- [EXERCISE DATA]
━━━━━━

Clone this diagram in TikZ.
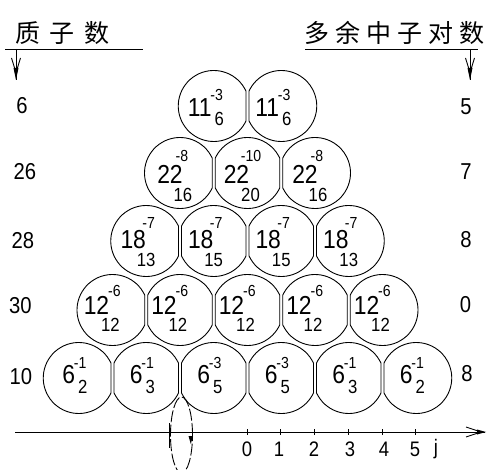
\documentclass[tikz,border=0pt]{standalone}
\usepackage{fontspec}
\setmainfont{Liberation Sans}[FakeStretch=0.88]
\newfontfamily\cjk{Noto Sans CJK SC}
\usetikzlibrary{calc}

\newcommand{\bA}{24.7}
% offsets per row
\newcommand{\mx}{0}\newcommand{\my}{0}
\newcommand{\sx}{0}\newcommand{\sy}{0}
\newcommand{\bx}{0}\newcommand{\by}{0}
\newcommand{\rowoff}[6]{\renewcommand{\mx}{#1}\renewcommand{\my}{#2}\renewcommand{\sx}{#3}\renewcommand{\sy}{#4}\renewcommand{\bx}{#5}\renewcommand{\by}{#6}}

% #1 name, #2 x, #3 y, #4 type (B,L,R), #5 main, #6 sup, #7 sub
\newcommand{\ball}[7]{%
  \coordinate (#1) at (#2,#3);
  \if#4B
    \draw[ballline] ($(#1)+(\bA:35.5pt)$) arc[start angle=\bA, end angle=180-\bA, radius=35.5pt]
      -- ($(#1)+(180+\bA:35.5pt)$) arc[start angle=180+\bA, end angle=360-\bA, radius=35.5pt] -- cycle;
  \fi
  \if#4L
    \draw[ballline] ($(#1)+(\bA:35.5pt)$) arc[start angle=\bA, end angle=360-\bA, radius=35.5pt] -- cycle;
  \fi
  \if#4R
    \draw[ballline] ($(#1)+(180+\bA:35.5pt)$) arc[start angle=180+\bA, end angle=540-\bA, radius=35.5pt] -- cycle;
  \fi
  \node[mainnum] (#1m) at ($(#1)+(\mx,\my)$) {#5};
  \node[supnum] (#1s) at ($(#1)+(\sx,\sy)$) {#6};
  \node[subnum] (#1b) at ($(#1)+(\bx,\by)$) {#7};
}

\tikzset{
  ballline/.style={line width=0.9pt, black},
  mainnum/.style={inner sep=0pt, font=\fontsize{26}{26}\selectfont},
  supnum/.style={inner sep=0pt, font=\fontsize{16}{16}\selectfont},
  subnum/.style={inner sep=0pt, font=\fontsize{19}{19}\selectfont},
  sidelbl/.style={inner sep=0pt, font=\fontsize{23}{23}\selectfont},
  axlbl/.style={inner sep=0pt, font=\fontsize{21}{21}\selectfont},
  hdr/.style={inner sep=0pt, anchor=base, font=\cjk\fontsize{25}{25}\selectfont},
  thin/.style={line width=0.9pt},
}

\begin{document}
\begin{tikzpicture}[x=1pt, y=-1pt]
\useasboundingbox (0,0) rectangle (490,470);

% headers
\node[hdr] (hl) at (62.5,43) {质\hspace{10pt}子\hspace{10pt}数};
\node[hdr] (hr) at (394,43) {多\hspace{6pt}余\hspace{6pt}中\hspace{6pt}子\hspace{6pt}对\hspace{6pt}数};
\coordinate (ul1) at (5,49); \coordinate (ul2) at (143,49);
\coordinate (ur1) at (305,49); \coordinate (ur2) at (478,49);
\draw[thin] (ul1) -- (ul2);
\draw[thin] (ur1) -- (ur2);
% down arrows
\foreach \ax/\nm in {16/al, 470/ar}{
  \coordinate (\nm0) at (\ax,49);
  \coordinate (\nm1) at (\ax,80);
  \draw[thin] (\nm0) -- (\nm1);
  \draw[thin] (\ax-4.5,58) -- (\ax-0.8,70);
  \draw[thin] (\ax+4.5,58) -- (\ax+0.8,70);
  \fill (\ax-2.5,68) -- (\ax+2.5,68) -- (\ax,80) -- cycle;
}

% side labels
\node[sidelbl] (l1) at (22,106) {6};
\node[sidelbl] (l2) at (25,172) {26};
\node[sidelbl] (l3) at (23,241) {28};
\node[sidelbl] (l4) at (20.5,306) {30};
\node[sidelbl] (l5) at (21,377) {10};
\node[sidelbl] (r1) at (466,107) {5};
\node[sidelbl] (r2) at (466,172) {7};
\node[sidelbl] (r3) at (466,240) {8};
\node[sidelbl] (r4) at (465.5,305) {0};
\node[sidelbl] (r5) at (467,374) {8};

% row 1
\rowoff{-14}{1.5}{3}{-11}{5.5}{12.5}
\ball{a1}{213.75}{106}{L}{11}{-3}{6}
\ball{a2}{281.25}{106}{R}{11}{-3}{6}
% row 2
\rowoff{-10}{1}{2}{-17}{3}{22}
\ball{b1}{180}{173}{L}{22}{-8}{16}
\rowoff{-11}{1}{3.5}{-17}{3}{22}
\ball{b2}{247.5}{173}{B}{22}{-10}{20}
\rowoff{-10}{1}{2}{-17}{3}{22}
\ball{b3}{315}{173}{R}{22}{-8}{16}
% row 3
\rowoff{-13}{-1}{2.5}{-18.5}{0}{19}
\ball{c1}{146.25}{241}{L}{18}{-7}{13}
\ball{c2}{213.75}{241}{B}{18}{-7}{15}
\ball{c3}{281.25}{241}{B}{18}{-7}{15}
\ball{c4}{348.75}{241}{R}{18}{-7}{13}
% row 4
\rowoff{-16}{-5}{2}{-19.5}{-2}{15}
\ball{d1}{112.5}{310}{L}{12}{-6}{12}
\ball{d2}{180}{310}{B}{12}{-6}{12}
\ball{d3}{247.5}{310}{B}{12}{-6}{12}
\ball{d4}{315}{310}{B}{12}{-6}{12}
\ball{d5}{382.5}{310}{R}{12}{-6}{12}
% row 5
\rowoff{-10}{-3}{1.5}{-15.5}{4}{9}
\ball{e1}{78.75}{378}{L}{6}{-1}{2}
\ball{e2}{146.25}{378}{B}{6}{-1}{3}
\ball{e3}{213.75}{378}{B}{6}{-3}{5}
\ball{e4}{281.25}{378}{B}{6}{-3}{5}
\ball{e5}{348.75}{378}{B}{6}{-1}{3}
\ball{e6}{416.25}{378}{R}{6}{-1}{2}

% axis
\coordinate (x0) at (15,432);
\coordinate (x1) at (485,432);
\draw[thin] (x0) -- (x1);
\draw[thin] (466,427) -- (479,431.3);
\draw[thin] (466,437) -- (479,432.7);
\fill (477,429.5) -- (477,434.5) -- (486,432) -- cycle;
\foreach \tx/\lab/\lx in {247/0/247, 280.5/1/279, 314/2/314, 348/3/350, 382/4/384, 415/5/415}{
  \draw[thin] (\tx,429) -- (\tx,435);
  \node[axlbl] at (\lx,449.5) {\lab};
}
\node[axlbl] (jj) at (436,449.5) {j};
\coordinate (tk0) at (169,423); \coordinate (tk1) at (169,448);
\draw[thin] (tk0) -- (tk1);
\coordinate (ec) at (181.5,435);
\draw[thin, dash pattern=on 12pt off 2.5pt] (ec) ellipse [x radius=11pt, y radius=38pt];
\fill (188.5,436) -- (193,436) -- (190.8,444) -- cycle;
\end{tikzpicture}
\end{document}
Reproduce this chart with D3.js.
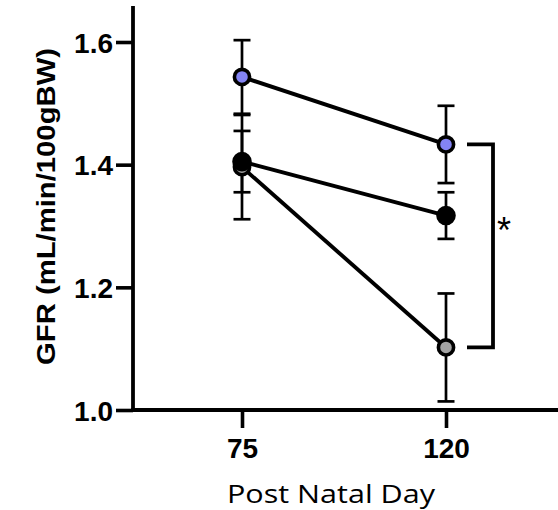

━━━━━━

- [WORK TO BE COMPLETED] From the entries above, extract each line containing "this".

- [WRITTEN RESPONSE]
Clone this diagram in TikZ.
Reproduce this chart with D3.js.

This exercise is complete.